Images are not part of the copy; transcribe all the data exactly.

-=-=-

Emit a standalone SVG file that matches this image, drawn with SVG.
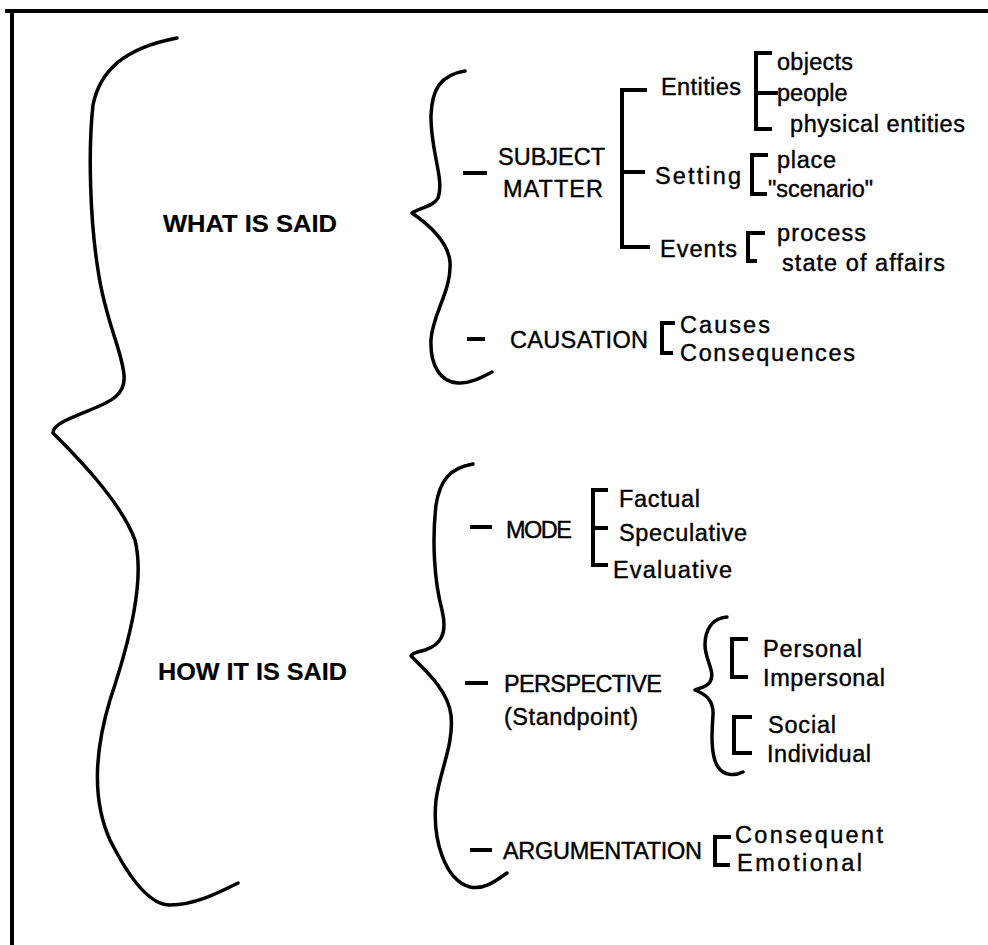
<svg xmlns="http://www.w3.org/2000/svg" width="988" height="945" viewBox="0 0 988 945">
<style>
text{font-family:"Liberation Sans",Arial,Helvetica,sans-serif;font-size:23.5px;fill:#000;stroke:#000;stroke-width:0.4px}
text.h{font-weight:bold;font-size:24px;stroke-width:0.2px}
.br{fill:none;stroke:#000;stroke-width:4;stroke-linecap:butt;stroke-linejoin:miter}
.cb{fill:none;stroke:#000;stroke-width:3.5;stroke-linecap:round;stroke-linejoin:round}
.ds{stroke:#000;stroke-width:4}
.frame{stroke:#000;stroke-width:4;fill:none}
</style>
<rect width="988" height="945" fill="#fff"/>
<path class="frame" d="M5,11 H988 M12,9 V945"/>

<g id="connectors">
  <path class="cb" d="M177,38 C125,48 100,70 93,105 C88,150 90,220 98,270 C105,320 122,350 124,375 C126,395 110,402 90,410 C70,418 52,425 53,433 C75,455 120,500 135,540 C145,580 130,640 110,700 C95,750 92,800 110,840 C130,880 150,905 170,905 C195,905 220,892 238,883"/>
  <path class="cb" d="M465,71 C440,75 432,90 431,115 C430,150 445,180 438,198 C433,207 418,208 412,213 C425,222 448,240 450,262 C452,290 432,315 431,340 C430,365 440,382 458,383 C470,384 482,377 492,372"/>
  <path class="cb" d="M473,464 C450,468 440,480 436,505 C432,540 434,580 442,610 C448,635 440,645 425,650 C418,652 412,653 411,656 C425,670 448,690 451,715 C454,745 440,770 436,800 C432,840 445,880 470,887 C485,890 497,880 507,873"/>
  <path class="cb" d="M727,617 C712,618 705,630 705,645 C705,660 716,672 710,682 C706,688 698,688 695,690 C705,694 714,700 713,715 C712,730 710,755 718,767 C724,776 735,776 743,772"/>
  <line class="ds" x1="463" y1="173" x2="487" y2="173"/>
  <line class="ds" x1="467" y1="339" x2="485" y2="339"/>
  <line class="ds" x1="470" y1="527" x2="492" y2="527"/>
  <line class="ds" x1="465" y1="683" x2="488" y2="683"/>
  <line class="ds" x1="470" y1="850" x2="492" y2="850"/>
  <path class="br" d="M647,90 H622 V247 H650 M622,172 H645"/>
  <path class="br" d="M772,53 H756 V129 H772 M756,93 H778"/>
  <path class="br" d="M768,155 H752 V194 H767"/>
  <path class="br" d="M765,233 H748 V261 H757"/>
  <path class="br" d="M675,323 H662 V353 H673"/>
  <path class="br" d="M608,490 H593 V565 H608 M593,528 H608"/>
  <path class="br" d="M748,639 H732 V677 H748"/>
  <path class="br" d="M752,717 H734 V753 H752"/>
  <path class="br" d="M731,837 H715 V865 H730"/>
</g>

<g id="what-is-said"><text class="h" x="163" y="232" textLength="174" lengthAdjust="spacingAndGlyphs">WHAT IS SAID</text></g>
<g id="how-it-is-said"><text class="h" x="158" y="680" textLength="189" lengthAdjust="spacingAndGlyphs">HOW IT IS SAID</text></g>

<g id="subject-matter">
  <text x="498" y="165" textLength="107" lengthAdjust="spacing">SUBJECT</text>
  <text x="503" y="197" textLength="100" lengthAdjust="spacing">MATTER</text>
</g>
<g id="entities"><text x="661" y="95" textLength="80" lengthAdjust="spacing">Entities</text></g>
<g id="objects"><text x="777" y="70" textLength="76" lengthAdjust="spacing">objects</text></g>
<g id="people"><text x="777" y="101">people</text></g>
<g id="physical-entities"><text x="790" y="132" textLength="175" lengthAdjust="spacing">physical entities</text></g>
<g id="setting"><text x="655" y="184" textLength="86" lengthAdjust="spacing">Setting</text></g>
<g id="place"><text x="777" y="168" textLength="59" lengthAdjust="spacing">place</text></g>
<g id="scenario"><text x="768" y="197" textLength="105" lengthAdjust="spacing">"scenario"</text></g>
<g id="events"><text x="660" y="257" textLength="77" lengthAdjust="spacing">Events</text></g>
<g id="process"><text x="777" y="241" textLength="89" lengthAdjust="spacing">process</text></g>
<g id="state-of-affairs"><text x="782" y="271" textLength="163" lengthAdjust="spacing">state of affairs</text></g>

<g id="causation"><text x="510" y="348" textLength="138" lengthAdjust="spacing">CAUSATION</text></g>
<g id="causes"><text x="680" y="333" textLength="90" lengthAdjust="spacing">Causes</text></g>
<g id="consequences"><text x="680" y="361" textLength="175" lengthAdjust="spacing">Consequences</text></g>

<g id="mode"><text x="506" y="538" textLength="66" lengthAdjust="spacing">MODE</text></g>
<g id="factual"><text x="619" y="507" textLength="81" lengthAdjust="spacing">Factual</text></g>
<g id="speculative"><text x="619" y="541" textLength="128" lengthAdjust="spacing">Speculative</text></g>
<g id="evaluative"><text x="613" y="578" textLength="119" lengthAdjust="spacing">Evaluative</text></g>

<g id="perspective">
  <text x="504" y="692" textLength="158" lengthAdjust="spacing">PERSPECTIVE</text>
  <text x="504" y="725" textLength="134" lengthAdjust="spacing">(Standpoint)</text>
</g>
<g id="personal"><text x="763" y="657" textLength="99" lengthAdjust="spacing">Personal</text></g>
<g id="impersonal"><text x="763" y="686" textLength="122" lengthAdjust="spacing">Impersonal</text></g>
<g id="social"><text x="768" y="733" textLength="68" lengthAdjust="spacing">Social</text></g>
<g id="individual"><text x="767" y="762" textLength="104" lengthAdjust="spacing">Individual</text></g>

<g id="argumentation"><text x="503" y="859" textLength="199" lengthAdjust="spacing">ARGUMENTATION</text></g>
<g id="consequent"><text x="735" y="843" textLength="148" lengthAdjust="spacing">Consequent</text></g>
<g id="emotional"><text x="737" y="871" textLength="125" lengthAdjust="spacing">Emotional</text></g>
</svg>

-=-=-

### COMPLETED TASK
Emit a standalone SVG file that matches this image, drawn with SVG.
<svg xmlns="http://www.w3.org/2000/svg" width="988" height="945" viewBox="0 0 988 945">
<style>
text{font-family:"Liberation Sans",Arial,Helvetica,sans-serif;font-size:23.5px;fill:#000;stroke:#000;stroke-width:0.4px}
text.h{font-weight:bold;font-size:24px;stroke-width:0.2px}
.br{fill:none;stroke:#000;stroke-width:4;stroke-linecap:butt;stroke-linejoin:miter}
.cb{fill:none;stroke:#000;stroke-width:3.5;stroke-linecap:round;stroke-linejoin:round}
.ds{stroke:#000;stroke-width:4}
.frame{stroke:#000;stroke-width:4;fill:none}
</style>
<rect width="988" height="945" fill="#fff"/>
<path class="frame" d="M5,11 H988 M12,9 V945"/>

<g id="connectors">
  <path class="cb" d="M177,38 C125,48 100,70 93,105 C88,150 90,220 98,270 C105,320 122,350 124,375 C126,395 110,402 90,410 C70,418 52,425 53,433 C75,455 120,500 135,540 C145,580 130,640 110,700 C95,750 92,800 110,840 C130,880 150,905 170,905 C195,905 220,892 238,883"/>
  <path class="cb" d="M465,71 C440,75 432,90 431,115 C430,150 445,180 438,198 C433,207 418,208 412,213 C425,222 448,240 450,262 C452,290 432,315 431,340 C430,365 440,382 458,383 C470,384 482,377 492,372"/>
  <path class="cb" d="M473,464 C450,468 440,480 436,505 C432,540 434,580 442,610 C448,635 440,645 425,650 C418,652 412,653 411,656 C425,670 448,690 451,715 C454,745 440,770 436,800 C432,840 445,880 470,887 C485,890 497,880 507,873"/>
  <path class="cb" d="M727,617 C712,618 705,630 705,645 C705,660 716,672 710,682 C706,688 698,688 695,690 C705,694 714,700 713,715 C712,730 710,755 718,767 C724,776 735,776 743,772"/>
  <line class="ds" x1="463" y1="173" x2="487" y2="173"/>
  <line class="ds" x1="467" y1="339" x2="485" y2="339"/>
  <line class="ds" x1="470" y1="527" x2="492" y2="527"/>
  <line class="ds" x1="465" y1="683" x2="488" y2="683"/>
  <line class="ds" x1="470" y1="850" x2="492" y2="850"/>
  <path class="br" d="M647,90 H622 V247 H650 M622,172 H645"/>
  <path class="br" d="M772,53 H756 V129 H772 M756,93 H778"/>
  <path class="br" d="M768,155 H752 V194 H767"/>
  <path class="br" d="M765,233 H748 V261 H757"/>
  <path class="br" d="M675,323 H662 V353 H673"/>
  <path class="br" d="M608,490 H593 V565 H608 M593,528 H608"/>
  <path class="br" d="M748,639 H732 V677 H748"/>
  <path class="br" d="M752,717 H734 V753 H752"/>
  <path class="br" d="M731,837 H715 V865 H730"/>
</g>

<g id="what-is-said"><text class="h" x="163" y="232" textLength="174" lengthAdjust="spacingAndGlyphs">WHAT IS SAID</text></g>
<g id="how-it-is-said"><text class="h" x="158" y="680" textLength="189" lengthAdjust="spacingAndGlyphs">HOW IT IS SAID</text></g>

<g id="subject-matter">
  <text x="498" y="165" textLength="107" lengthAdjust="spacing">SUBJECT</text>
  <text x="503" y="197" textLength="100" lengthAdjust="spacing">MATTER</text>
</g>
<g id="entities"><text x="661" y="95" textLength="80" lengthAdjust="spacing">Entities</text></g>
<g id="objects"><text x="777" y="70" textLength="76" lengthAdjust="spacing">objects</text></g>
<g id="people"><text x="777" y="101">people</text></g>
<g id="physical-entities"><text x="790" y="132" textLength="175" lengthAdjust="spacing">physical entities</text></g>
<g id="setting"><text x="655" y="184" textLength="86" lengthAdjust="spacing">Setting</text></g>
<g id="place"><text x="777" y="168" textLength="59" lengthAdjust="spacing">place</text></g>
<g id="scenario"><text x="768" y="197" textLength="105" lengthAdjust="spacing">"scenario"</text></g>
<g id="events"><text x="660" y="257" textLength="77" lengthAdjust="spacing">Events</text></g>
<g id="process"><text x="777" y="241" textLength="89" lengthAdjust="spacing">process</text></g>
<g id="state-of-affairs"><text x="782" y="271" textLength="163" lengthAdjust="spacing">state of affairs</text></g>

<g id="causation"><text x="510" y="348" textLength="138" lengthAdjust="spacing">CAUSATION</text></g>
<g id="causes"><text x="680" y="333" textLength="90" lengthAdjust="spacing">Causes</text></g>
<g id="consequences"><text x="680" y="361" textLength="175" lengthAdjust="spacing">Consequences</text></g>

<g id="mode"><text x="506" y="538" textLength="66" lengthAdjust="spacing">MODE</text></g>
<g id="factual"><text x="619" y="507" textLength="81" lengthAdjust="spacing">Factual</text></g>
<g id="speculative"><text x="619" y="541" textLength="128" lengthAdjust="spacing">Speculative</text></g>
<g id="evaluative"><text x="613" y="578" textLength="119" lengthAdjust="spacing">Evaluative</text></g>

<g id="perspective">
  <text x="504" y="692" textLength="158" lengthAdjust="spacing">PERSPECTIVE</text>
  <text x="504" y="725" textLength="134" lengthAdjust="spacing">(Standpoint)</text>
</g>
<g id="personal"><text x="763" y="657" textLength="99" lengthAdjust="spacing">Personal</text></g>
<g id="impersonal"><text x="763" y="686" textLength="122" lengthAdjust="spacing">Impersonal</text></g>
<g id="social"><text x="768" y="733" textLength="68" lengthAdjust="spacing">Social</text></g>
<g id="individual"><text x="767" y="762" textLength="104" lengthAdjust="spacing">Individual</text></g>

<g id="argumentation"><text x="503" y="859" textLength="199" lengthAdjust="spacing">ARGUMENTATION</text></g>
<g id="consequent"><text x="735" y="843" textLength="148" lengthAdjust="spacing">Consequent</text></g>
<g id="emotional"><text x="737" y="871" textLength="125" lengthAdjust="spacing">Emotional</text></g>
</svg>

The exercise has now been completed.